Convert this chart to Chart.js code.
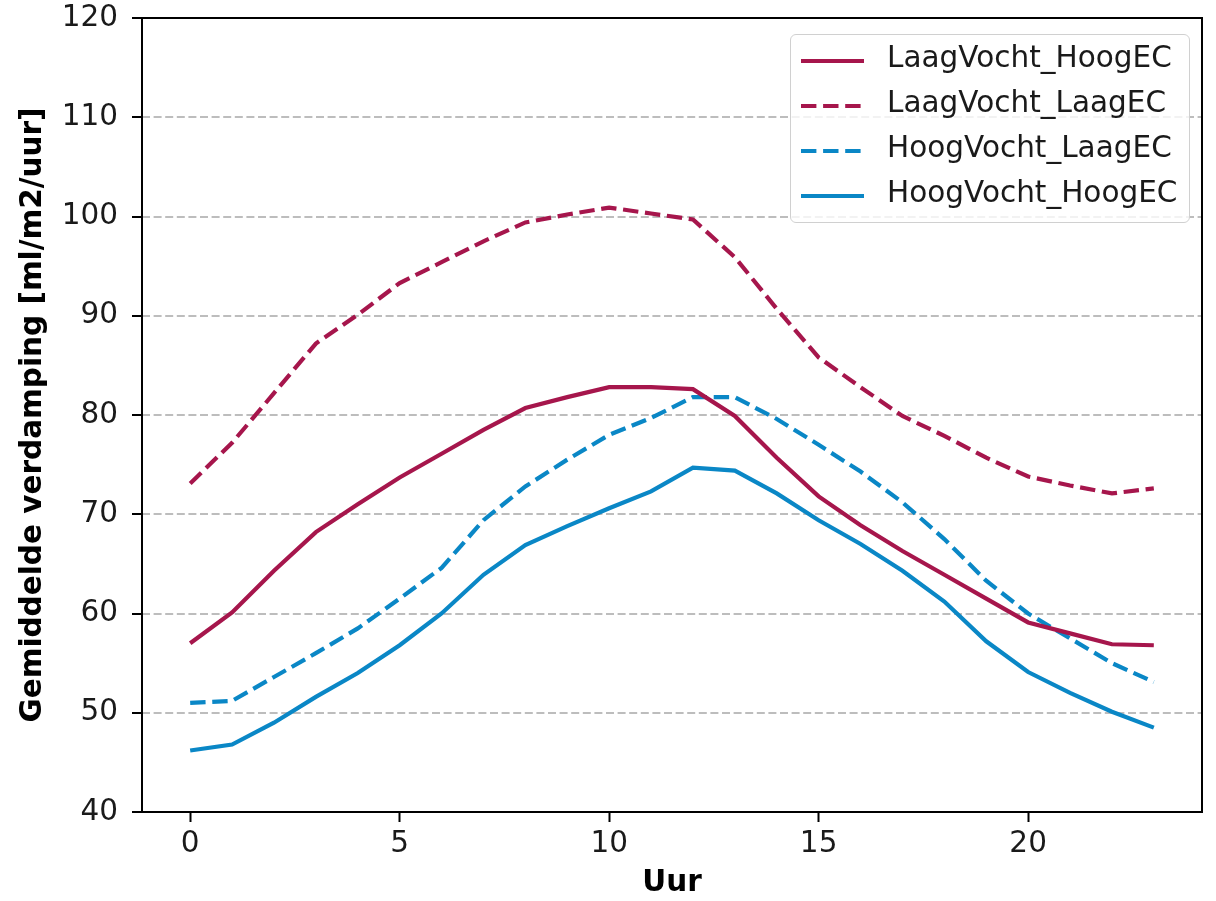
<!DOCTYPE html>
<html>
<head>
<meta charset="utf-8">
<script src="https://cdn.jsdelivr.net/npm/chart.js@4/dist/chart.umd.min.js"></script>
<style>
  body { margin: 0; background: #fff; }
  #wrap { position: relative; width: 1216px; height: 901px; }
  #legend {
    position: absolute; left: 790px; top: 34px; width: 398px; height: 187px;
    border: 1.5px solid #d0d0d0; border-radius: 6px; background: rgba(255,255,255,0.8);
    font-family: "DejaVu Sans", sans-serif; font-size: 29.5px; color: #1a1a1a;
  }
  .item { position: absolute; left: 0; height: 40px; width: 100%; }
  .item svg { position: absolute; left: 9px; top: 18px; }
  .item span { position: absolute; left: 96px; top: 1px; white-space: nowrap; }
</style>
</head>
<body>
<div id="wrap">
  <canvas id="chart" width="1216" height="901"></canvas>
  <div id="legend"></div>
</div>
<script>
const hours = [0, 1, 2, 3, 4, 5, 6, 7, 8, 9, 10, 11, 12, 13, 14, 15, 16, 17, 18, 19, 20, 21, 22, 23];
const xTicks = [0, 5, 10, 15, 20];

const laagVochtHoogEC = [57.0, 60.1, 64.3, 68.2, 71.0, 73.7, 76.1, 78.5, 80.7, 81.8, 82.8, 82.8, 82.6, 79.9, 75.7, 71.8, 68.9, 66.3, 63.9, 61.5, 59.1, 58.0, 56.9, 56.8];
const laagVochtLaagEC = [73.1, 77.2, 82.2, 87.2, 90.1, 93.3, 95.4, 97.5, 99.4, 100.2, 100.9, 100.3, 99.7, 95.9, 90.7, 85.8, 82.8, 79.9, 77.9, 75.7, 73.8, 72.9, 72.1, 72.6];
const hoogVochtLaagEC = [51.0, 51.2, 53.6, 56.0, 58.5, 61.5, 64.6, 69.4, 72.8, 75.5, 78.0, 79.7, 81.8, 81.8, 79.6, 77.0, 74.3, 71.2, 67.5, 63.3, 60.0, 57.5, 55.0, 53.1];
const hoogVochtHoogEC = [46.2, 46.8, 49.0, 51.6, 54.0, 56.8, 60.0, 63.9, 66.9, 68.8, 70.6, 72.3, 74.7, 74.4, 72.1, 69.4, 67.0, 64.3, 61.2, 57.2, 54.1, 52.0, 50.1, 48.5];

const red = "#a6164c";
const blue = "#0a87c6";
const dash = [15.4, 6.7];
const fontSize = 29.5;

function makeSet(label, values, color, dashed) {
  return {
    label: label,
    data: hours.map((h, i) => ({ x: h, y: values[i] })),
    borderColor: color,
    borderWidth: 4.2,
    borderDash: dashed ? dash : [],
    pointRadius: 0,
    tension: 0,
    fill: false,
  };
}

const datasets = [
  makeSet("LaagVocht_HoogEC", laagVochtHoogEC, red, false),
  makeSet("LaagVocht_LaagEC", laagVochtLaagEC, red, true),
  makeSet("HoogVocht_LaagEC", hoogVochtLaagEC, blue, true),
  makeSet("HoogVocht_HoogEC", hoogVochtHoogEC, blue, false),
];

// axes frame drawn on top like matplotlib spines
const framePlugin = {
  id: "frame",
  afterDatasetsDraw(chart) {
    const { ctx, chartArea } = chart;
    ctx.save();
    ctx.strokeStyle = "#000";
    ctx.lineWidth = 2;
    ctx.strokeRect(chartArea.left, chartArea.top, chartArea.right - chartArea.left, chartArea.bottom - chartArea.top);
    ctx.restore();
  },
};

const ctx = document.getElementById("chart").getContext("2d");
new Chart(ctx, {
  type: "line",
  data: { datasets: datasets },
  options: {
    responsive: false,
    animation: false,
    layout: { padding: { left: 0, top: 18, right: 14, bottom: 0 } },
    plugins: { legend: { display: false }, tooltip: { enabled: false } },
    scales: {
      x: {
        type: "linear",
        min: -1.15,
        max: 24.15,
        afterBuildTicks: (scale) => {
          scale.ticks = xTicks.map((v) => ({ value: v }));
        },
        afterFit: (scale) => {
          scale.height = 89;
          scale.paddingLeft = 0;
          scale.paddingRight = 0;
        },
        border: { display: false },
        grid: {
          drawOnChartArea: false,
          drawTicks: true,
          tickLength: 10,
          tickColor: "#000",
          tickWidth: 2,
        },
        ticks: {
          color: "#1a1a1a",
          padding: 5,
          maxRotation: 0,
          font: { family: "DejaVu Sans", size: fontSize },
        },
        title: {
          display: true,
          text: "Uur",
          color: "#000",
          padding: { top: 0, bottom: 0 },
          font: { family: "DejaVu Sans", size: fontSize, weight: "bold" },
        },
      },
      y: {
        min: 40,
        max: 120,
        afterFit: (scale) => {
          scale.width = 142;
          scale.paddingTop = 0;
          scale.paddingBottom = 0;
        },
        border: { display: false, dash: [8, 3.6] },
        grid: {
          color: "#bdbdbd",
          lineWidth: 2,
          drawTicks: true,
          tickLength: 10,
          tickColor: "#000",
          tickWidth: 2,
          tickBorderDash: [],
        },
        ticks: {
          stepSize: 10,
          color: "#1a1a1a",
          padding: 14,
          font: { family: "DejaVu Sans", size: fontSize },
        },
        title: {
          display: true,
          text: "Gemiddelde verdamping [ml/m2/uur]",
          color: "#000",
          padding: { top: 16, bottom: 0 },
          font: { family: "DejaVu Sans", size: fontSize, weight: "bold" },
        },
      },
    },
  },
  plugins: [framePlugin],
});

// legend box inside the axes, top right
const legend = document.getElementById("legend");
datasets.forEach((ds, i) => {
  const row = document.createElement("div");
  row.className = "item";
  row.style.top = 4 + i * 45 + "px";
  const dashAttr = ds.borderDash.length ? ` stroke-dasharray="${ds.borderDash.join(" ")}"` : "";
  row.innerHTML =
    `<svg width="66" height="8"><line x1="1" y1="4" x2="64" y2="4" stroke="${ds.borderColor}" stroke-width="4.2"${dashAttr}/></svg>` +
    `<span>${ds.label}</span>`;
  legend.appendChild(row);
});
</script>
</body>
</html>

Written task: Pictures are excluded: retype only the lines from the beginning of the listing above through the line with "const xTicks = [0, 5, 10, 15, 20];", both included.

Result for this task:
Convert this chart to Chart.js code.
<!DOCTYPE html>
<html>
<head>
<meta charset="utf-8">
<script src="https://cdn.jsdelivr.net/npm/chart.js@4/dist/chart.umd.min.js"></script>
<style>
  body { margin: 0; background: #fff; }
  #wrap { position: relative; width: 1216px; height: 901px; }
  #legend {
    position: absolute; left: 790px; top: 34px; width: 398px; height: 187px;
    border: 1.5px solid #d0d0d0; border-radius: 6px; background: rgba(255,255,255,0.8);
    font-family: "DejaVu Sans", sans-serif; font-size: 29.5px; color: #1a1a1a;
  }
  .item { position: absolute; left: 0; height: 40px; width: 100%; }
  .item svg { position: absolute; left: 9px; top: 18px; }
  .item span { position: absolute; left: 96px; top: 1px; white-space: nowrap; }
</style>
</head>
<body>
<div id="wrap">
  <canvas id="chart" width="1216" height="901"></canvas>
  <div id="legend"></div>
</div>
<script>
const hours = [0, 1, 2, 3, 4, 5, 6, 7, 8, 9, 10, 11, 12, 13, 14, 15, 16, 17, 18, 19, 20, 21, 22, 23];
const xTicks = [0, 5, 10, 15, 20];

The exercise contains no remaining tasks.